Whatever about the agony and ecstasy which comes at the finish of every marathon, Lee didn’t need to hide her tears. She also won €6,000 for third woman, plus €3,500 as first Irish woman, her 2:35:03 the fastest by an Irish woman in Dublin since Maria McCambridge ran 2:34:19 for second in 2014.

“All happy tears”, she said. “I’m an Irish woman, and I heard a man shouting at me in Clonskeagh, around mile 19, that I was doing the Irish proud. I kept saying to myself I have to get on to the podium, I just have to get on to the podium. I really wasn’t happy with my run at the European Championships in Berlin in August, and said to Donie at the finish I really wanted to come to Dublin and win the national title. I needed redemption after Berlin, but the forecast here suited me, the cool day.

“And I had a dream race, I just couldn’t keep with the two Ethiopians when they picked it up in the last two miles. But to get an Irish woman on the overall podium, I’m pinching myself, thrilled with that.”
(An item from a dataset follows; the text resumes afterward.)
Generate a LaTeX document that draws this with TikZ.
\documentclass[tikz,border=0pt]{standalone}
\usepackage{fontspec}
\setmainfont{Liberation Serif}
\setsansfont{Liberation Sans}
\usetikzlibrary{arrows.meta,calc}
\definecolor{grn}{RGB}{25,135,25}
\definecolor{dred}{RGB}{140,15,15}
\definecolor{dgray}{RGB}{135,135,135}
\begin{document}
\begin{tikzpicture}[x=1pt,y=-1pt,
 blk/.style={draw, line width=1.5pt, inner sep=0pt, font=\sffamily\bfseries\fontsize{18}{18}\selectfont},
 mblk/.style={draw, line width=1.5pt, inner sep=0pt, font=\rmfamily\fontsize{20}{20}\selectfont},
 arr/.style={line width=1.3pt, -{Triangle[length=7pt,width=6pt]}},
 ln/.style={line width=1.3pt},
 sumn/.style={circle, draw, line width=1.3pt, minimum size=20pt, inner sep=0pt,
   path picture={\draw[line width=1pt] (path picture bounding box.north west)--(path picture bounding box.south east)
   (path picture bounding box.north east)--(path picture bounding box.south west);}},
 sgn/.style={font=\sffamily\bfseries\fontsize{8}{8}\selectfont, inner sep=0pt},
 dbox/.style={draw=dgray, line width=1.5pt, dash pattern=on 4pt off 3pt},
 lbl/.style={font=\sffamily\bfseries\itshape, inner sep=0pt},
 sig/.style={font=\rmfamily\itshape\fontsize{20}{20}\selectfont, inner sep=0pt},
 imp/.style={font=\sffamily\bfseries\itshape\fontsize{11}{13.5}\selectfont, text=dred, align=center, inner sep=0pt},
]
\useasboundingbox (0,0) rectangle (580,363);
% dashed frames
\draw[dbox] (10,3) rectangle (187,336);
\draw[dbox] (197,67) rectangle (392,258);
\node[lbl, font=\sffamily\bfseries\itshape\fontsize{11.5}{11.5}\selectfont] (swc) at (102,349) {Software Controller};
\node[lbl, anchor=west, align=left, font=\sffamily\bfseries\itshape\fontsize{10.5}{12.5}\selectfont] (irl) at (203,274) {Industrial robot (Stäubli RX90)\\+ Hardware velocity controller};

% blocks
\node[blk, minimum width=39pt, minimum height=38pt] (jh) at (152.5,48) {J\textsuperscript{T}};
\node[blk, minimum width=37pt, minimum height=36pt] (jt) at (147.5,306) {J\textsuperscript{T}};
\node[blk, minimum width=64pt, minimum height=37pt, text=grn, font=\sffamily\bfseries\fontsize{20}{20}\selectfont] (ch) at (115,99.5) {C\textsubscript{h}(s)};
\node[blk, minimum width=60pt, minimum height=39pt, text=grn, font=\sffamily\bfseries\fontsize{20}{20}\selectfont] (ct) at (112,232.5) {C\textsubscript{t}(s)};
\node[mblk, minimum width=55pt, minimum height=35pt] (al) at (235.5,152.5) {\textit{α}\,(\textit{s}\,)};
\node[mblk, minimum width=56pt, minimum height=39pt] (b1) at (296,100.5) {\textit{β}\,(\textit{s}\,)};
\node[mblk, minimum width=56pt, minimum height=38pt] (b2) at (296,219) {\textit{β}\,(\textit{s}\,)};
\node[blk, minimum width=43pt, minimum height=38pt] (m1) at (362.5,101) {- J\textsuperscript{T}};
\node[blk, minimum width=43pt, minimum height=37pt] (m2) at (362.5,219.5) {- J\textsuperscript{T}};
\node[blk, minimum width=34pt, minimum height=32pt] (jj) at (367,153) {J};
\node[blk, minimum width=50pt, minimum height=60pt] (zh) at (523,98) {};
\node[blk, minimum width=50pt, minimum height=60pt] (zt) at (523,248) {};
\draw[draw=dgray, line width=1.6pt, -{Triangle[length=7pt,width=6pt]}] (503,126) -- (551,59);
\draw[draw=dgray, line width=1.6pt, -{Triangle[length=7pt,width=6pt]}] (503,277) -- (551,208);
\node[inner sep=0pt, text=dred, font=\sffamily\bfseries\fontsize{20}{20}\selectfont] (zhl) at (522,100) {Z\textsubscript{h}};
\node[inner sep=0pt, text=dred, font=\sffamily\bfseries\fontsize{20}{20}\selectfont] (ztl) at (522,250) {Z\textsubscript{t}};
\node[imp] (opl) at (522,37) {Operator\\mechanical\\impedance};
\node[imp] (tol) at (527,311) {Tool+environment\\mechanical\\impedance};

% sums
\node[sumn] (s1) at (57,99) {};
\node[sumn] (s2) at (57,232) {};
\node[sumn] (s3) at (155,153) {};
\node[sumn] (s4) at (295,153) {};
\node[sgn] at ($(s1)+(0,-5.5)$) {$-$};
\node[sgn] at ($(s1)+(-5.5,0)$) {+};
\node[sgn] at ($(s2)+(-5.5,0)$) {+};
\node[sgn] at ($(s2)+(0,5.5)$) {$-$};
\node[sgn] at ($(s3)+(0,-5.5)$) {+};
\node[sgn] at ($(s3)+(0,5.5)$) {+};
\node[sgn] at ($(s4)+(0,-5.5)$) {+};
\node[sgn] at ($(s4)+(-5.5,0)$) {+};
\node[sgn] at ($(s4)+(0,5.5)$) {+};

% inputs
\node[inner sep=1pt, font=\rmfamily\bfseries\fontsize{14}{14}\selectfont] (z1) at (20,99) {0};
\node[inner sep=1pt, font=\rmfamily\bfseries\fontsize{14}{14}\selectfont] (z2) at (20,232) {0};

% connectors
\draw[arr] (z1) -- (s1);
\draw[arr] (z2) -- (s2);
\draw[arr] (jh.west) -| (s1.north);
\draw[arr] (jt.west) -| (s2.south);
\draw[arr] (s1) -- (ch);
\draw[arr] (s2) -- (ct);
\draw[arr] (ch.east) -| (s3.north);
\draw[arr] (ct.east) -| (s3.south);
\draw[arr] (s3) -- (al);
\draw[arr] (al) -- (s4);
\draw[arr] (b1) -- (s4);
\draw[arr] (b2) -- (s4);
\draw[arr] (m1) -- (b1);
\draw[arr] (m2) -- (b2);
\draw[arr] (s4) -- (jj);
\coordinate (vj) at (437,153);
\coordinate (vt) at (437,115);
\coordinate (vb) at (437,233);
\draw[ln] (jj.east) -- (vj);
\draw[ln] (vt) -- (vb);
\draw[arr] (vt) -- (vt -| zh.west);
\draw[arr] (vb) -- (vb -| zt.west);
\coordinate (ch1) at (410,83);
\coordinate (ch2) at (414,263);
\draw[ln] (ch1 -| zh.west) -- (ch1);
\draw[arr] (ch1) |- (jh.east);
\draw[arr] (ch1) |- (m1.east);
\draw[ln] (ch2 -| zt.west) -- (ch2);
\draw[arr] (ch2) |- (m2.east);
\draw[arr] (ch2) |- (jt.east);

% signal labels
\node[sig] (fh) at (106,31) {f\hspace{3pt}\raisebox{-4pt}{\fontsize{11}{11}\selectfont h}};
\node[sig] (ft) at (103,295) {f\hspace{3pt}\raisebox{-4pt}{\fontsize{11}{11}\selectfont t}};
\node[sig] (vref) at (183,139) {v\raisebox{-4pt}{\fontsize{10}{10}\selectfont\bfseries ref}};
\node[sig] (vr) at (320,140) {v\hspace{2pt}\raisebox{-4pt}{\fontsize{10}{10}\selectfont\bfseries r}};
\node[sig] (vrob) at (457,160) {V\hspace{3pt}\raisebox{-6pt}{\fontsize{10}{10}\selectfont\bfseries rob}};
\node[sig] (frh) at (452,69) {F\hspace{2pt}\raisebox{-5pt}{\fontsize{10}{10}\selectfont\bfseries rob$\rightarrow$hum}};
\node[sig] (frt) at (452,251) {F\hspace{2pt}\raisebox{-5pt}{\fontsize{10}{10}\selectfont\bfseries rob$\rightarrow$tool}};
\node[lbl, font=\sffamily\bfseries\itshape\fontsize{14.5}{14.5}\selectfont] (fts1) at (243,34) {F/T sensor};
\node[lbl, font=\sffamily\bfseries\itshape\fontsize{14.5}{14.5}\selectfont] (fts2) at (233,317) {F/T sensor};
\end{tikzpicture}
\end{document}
Indeed Lee ran her own pace; “I went through 10 miles, and the leaders were really close, and once I caught them I just sat in. I just went for it on the slipway off UCD, knew that from winning the mini marathon, and I just hammered to the next mile.

“I’m a mother of two small girls, I work full time, and running is my hobby. And I’m on the podium with two Ethiopian women. And for Donie, and Jim Aughney, the Dublin race director, who has been there from the beginning for me, the support he gives us. And Dick Hooper was out there as well passing me bottles at the water stations. And everything second step I was getting a shout for ‘Lizzie’ or for ‘Leevale’, and I know the other girls could hear that too.”

Second-best Irish woman for the third successive year was Caitriona Jennings of Letterkenny AC, sixth overall in 2:41:17, with Jill Hodgins also of Leevale third best, 10th overall, in 2:47:53.

Lizzie Lee and Mick Clohisey after finishing third and sixth respectively in the Dublin Marathon. Photograph: Ramsey Cardy/Sportsfile
Lizzie Lee and Mick Clohisey after finishing third and sixth respectively in the Dublin Marathon. Photograph: Ramsey Cardy/Sportsfile

Both Lee and Clohisey ran the Olympic marathon in Rio two years ago, plus the European Championship marathon in Berlin just two months ago - the home crowd out around the 26.2 miles worth seconds if not minutes on the day.

With her husband Paul, Lee’s first daughter Lucy was born in late 2014, and she came back in late 2015 to run her fastest marathon (2:35:51 in Berlin), qualifying her for Rio (where she finished 57th); her second daughter Alison was born 16 months ago; she’s also a full-time employee of Apple and that hasn’t slowed her down either.

“And I felt amazing, coming down Fosters Avenue, and I lived in Dublin for eight years, so I knew every metre of those last few miles, and I just thought ‘let’s be having you.”

Clohisey, at 32, was very much on home ground, and having already won national titles on the track and cross country, the marathon title makes it a clean sweep.

“Yeah my first time to run Dublin,” said Clohisey, his 2:15:58 the fastest by an Irish man in Dublin since Gerry Healy in 1999. “My home town, so a different feeling coming into it, the home crowd and support all the way. For Dick Hooper as well, famous for this event, I know it will take a while to sink it. I’d put off Dublin the last few years with the major championships falling in August, this year I said I’d see how I’d recover after Berlin, and give it a crack. Great for my family out on the streets as well, and my wide, and I’ve a few relatives on the southside as well.

“I got stuck early on, before it picked up coming out of the Phoenix Park, and ended up on my own for a while. I had to take a pit stop at Terenure College around 17 minutes, which thankfully didn’t take too much out of me, but I got going again, and managed to reel in six or seven lads over the last six miles or so.

“The last few marathons I’ve done I might have gone out too fast. I think I got it okay this time, but you never get it exactly run. I was confident I’d have the strength in the end. I wasn’t worried about the splits.”

Bekele, 26, timed his run perfectly, nailing first spot in the closing mile as he dropped David Manja from South Africa (second in 2:13:33) and Kenya’s Joel Kiptoo (2:13:42); second best Irish man behind Clohisey was last year’s national champion Gary O’Hanlon, 10th overall in 2:17:11, with Sergiu Ciobanu third best, and 11th overall, in 2:17:28

“Winning the national title means a lot to me,” added Clohisey, for years now one of the most loyal servants, “having won the track and cross country, and with such a history in Raheny too, it should be good going back over the northside later.”

Johnboy Smith from England won the wheelchair race with a gun-to-tape victory, his 1:36:12 denying Kildare’s Patrick Monohan a fifth successive Dublin title, as he came home second in 1:38:39, with Denmark’s Ebbe Blichfeldt third in 1:50:58.

The 2018 race marks the end of SSE airtricty sponsorship, with new sponsors already lined up and to be announced on Tuesday.